Problem statement - Do not copy the pictures; transcribe all other material exactly.

Data block -
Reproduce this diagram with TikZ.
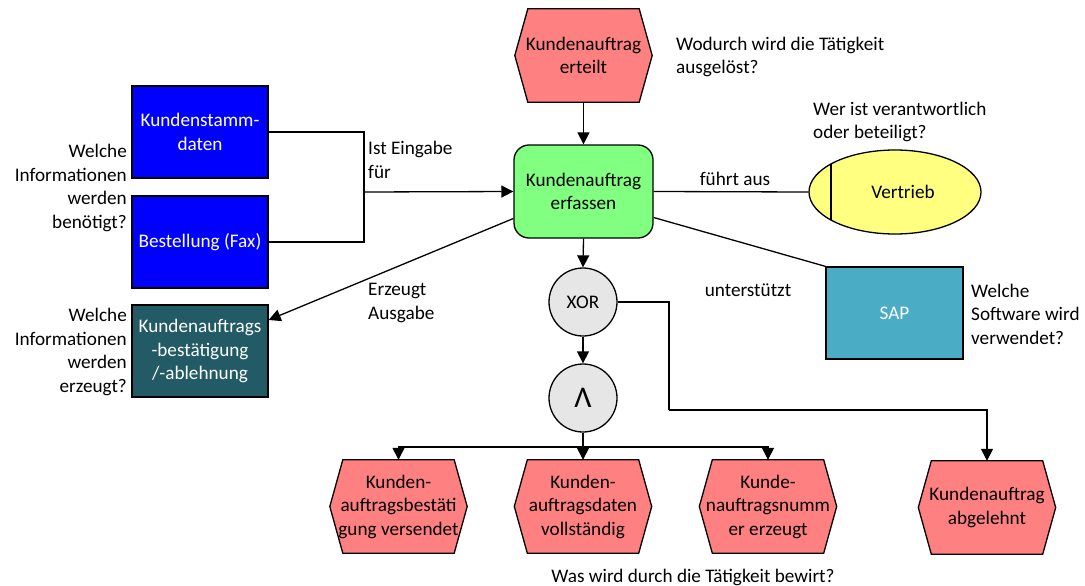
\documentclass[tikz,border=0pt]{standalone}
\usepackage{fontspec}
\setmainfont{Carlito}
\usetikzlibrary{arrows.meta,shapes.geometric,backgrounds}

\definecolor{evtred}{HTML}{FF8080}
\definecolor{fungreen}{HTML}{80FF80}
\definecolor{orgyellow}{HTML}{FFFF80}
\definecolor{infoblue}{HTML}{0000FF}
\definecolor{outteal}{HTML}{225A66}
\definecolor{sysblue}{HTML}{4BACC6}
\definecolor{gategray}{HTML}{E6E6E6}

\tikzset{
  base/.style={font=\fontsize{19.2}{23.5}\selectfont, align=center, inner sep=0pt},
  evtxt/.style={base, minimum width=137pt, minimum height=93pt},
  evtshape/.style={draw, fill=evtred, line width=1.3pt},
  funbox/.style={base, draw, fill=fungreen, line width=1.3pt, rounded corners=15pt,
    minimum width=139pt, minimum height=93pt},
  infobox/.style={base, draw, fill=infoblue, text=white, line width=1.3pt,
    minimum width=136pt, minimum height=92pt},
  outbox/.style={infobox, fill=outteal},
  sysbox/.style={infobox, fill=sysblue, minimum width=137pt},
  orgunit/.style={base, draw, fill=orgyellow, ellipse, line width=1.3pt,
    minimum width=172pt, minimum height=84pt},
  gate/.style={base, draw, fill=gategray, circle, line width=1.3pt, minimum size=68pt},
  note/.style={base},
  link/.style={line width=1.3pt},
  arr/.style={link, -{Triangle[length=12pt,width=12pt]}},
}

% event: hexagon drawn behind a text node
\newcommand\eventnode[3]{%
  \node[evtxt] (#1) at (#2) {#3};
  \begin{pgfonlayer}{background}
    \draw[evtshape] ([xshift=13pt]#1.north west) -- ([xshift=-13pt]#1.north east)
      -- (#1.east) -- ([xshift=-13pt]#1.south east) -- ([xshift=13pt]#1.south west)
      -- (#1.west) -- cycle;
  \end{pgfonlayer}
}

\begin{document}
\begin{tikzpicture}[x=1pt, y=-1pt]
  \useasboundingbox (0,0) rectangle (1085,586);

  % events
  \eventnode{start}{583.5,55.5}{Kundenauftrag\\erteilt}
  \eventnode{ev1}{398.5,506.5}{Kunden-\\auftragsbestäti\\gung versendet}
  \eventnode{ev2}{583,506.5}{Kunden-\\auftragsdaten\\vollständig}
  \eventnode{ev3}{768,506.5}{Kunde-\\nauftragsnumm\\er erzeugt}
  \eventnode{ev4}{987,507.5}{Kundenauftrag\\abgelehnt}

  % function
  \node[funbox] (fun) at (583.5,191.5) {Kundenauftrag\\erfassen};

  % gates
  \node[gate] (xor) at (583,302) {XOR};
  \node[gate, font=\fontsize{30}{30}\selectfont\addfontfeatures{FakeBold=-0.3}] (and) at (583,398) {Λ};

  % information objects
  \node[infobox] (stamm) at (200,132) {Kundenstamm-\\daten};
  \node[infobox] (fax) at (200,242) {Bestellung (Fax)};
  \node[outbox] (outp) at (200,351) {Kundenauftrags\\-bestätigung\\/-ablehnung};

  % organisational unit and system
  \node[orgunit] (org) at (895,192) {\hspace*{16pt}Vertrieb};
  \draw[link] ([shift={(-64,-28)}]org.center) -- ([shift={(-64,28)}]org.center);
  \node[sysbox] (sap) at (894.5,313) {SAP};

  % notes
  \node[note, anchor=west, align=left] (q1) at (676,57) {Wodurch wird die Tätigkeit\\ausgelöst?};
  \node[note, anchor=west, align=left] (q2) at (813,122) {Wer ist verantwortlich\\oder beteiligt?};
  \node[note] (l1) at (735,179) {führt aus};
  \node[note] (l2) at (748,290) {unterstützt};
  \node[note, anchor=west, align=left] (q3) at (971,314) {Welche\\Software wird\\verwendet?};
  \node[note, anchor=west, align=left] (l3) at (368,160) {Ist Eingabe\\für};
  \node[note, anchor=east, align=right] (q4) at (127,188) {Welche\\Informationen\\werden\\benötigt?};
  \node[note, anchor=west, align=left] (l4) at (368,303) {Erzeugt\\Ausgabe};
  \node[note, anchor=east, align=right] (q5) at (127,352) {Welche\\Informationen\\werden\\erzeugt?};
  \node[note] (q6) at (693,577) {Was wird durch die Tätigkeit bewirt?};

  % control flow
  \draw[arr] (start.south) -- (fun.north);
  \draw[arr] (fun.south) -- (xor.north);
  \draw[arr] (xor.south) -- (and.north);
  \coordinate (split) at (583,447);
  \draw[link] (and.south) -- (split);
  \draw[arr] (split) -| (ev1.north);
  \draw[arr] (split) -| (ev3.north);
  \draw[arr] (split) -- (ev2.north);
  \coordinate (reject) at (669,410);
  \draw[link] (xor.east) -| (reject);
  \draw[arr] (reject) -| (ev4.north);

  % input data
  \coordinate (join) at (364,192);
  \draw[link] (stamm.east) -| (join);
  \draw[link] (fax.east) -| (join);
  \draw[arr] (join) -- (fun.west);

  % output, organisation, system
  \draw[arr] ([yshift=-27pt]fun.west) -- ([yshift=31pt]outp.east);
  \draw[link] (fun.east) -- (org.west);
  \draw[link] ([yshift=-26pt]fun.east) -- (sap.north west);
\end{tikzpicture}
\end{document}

Finished exercise -
Reproduce this diagram with TikZ.
\documentclass[tikz,border=0pt]{standalone}
\usepackage{fontspec}
\setmainfont{Carlito}
\usetikzlibrary{arrows.meta,shapes.geometric,backgrounds}

\definecolor{evtred}{HTML}{FF8080}
\definecolor{fungreen}{HTML}{80FF80}
\definecolor{orgyellow}{HTML}{FFFF80}
\definecolor{infoblue}{HTML}{0000FF}
\definecolor{outteal}{HTML}{225A66}
\definecolor{sysblue}{HTML}{4BACC6}
\definecolor{gategray}{HTML}{E6E6E6}

\tikzset{
  base/.style={font=\fontsize{19.2}{23.5}\selectfont, align=center, inner sep=0pt},
  evtxt/.style={base, minimum width=137pt, minimum height=93pt},
  evtshape/.style={draw, fill=evtred, line width=1.3pt},
  funbox/.style={base, draw, fill=fungreen, line width=1.3pt, rounded corners=15pt,
    minimum width=139pt, minimum height=93pt},
  infobox/.style={base, draw, fill=infoblue, text=white, line width=1.3pt,
    minimum width=136pt, minimum height=92pt},
  outbox/.style={infobox, fill=outteal},
  sysbox/.style={infobox, fill=sysblue, minimum width=137pt},
  orgunit/.style={base, draw, fill=orgyellow, ellipse, line width=1.3pt,
    minimum width=172pt, minimum height=84pt},
  gate/.style={base, draw, fill=gategray, circle, line width=1.3pt, minimum size=68pt},
  note/.style={base},
  link/.style={line width=1.3pt},
  arr/.style={link, -{Triangle[length=12pt,width=12pt]}},
}

% event: hexagon drawn behind a text node
\newcommand\eventnode[3]{%
  \node[evtxt] (#1) at (#2) {#3};
  \begin{pgfonlayer}{background}
    \draw[evtshape] ([xshift=13pt]#1.north west) -- ([xshift=-13pt]#1.north east)
      -- (#1.east) -- ([xshift=-13pt]#1.south east) -- ([xshift=13pt]#1.south west)
      -- (#1.west) -- cycle;
  \end{pgfonlayer}
}

\begin{document}
\begin{tikzpicture}[x=1pt, y=-1pt]
  \useasboundingbox (0,0) rectangle (1085,586);

  % events
  \eventnode{start}{583.5,55.5}{Kundenauftrag\\erteilt}
  \eventnode{ev1}{398.5,506.5}{Kunden-\\auftragsbestäti\\gung versendet}
  \eventnode{ev2}{583,506.5}{Kunden-\\auftragsdaten\\vollständig}
  \eventnode{ev3}{768,506.5}{Kunde-\\nauftragsnumm\\er erzeugt}
  \eventnode{ev4}{987,507.5}{Kundenauftrag\\abgelehnt}

  % function
  \node[funbox] (fun) at (583.5,191.5) {Kundenauftrag\\erfassen};

  % gates
  \node[gate] (xor) at (583,302) {XOR};
  \node[gate, font=\fontsize{30}{30}\selectfont\addfontfeatures{FakeBold=-0.3}] (and) at (583,398) {Λ};

  % information objects
  \node[infobox] (stamm) at (200,132) {Kundenstamm-\\daten};
  \node[infobox] (fax) at (200,242) {Bestellung (Fax)};
  \node[outbox] (outp) at (200,351) {Kundenauftrags\\-bestätigung\\/-ablehnung};

  % organisational unit and system
  \node[orgunit] (org) at (895,192) {\hspace*{16pt}Vertrieb};
  \draw[link] ([shift={(-64,-28)}]org.center) -- ([shift={(-64,28)}]org.center);
  \node[sysbox] (sap) at (894.5,313) {SAP};

  % notes
  \node[note, anchor=west, align=left] (q1) at (676,57) {Wodurch wird die Tätigkeit\\ausgelöst?};
  \node[note, anchor=west, align=left] (q2) at (813,122) {Wer ist verantwortlich\\oder beteiligt?};
  \node[note] (l1) at (735,179) {führt aus};
  \node[note] (l2) at (748,290) {unterstützt};
  \node[note, anchor=west, align=left] (q3) at (971,314) {Welche\\Software wird\\verwendet?};
  \node[note, anchor=west, align=left] (l3) at (368,160) {Ist Eingabe\\für};
  \node[note, anchor=east, align=right] (q4) at (127,188) {Welche\\Informationen\\werden\\benötigt?};
  \node[note, anchor=west, align=left] (l4) at (368,303) {Erzeugt\\Ausgabe};
  \node[note, anchor=east, align=right] (q5) at (127,352) {Welche\\Informationen\\werden\\erzeugt?};
  \node[note] (q6) at (693,577) {Was wird durch die Tätigkeit bewirt?};

  % control flow
  \draw[arr] (start.south) -- (fun.north);
  \draw[arr] (fun.south) -- (xor.north);
  \draw[arr] (xor.south) -- (and.north);
  \coordinate (split) at (583,447);
  \draw[link] (and.south) -- (split);
  \draw[arr] (split) -| (ev1.north);
  \draw[arr] (split) -| (ev3.north);
  \draw[arr] (split) -- (ev2.north);
  \coordinate (reject) at (669,410);
  \draw[link] (xor.east) -| (reject);
  \draw[arr] (reject) -| (ev4.north);

  % input data
  \coordinate (join) at (364,192);
  \draw[link] (stamm.east) -| (join);
  \draw[link] (fax.east) -| (join);
  \draw[arr] (join) -- (fun.west);

  % output, organisation, system
  \draw[arr] ([yshift=-27pt]fun.west) -- ([yshift=31pt]outp.east);
  \draw[link] (fun.east) -- (org.west);
  \draw[link] ([yshift=-26pt]fun.east) -- (sap.north west);
\end{tikzpicture}
\end{document}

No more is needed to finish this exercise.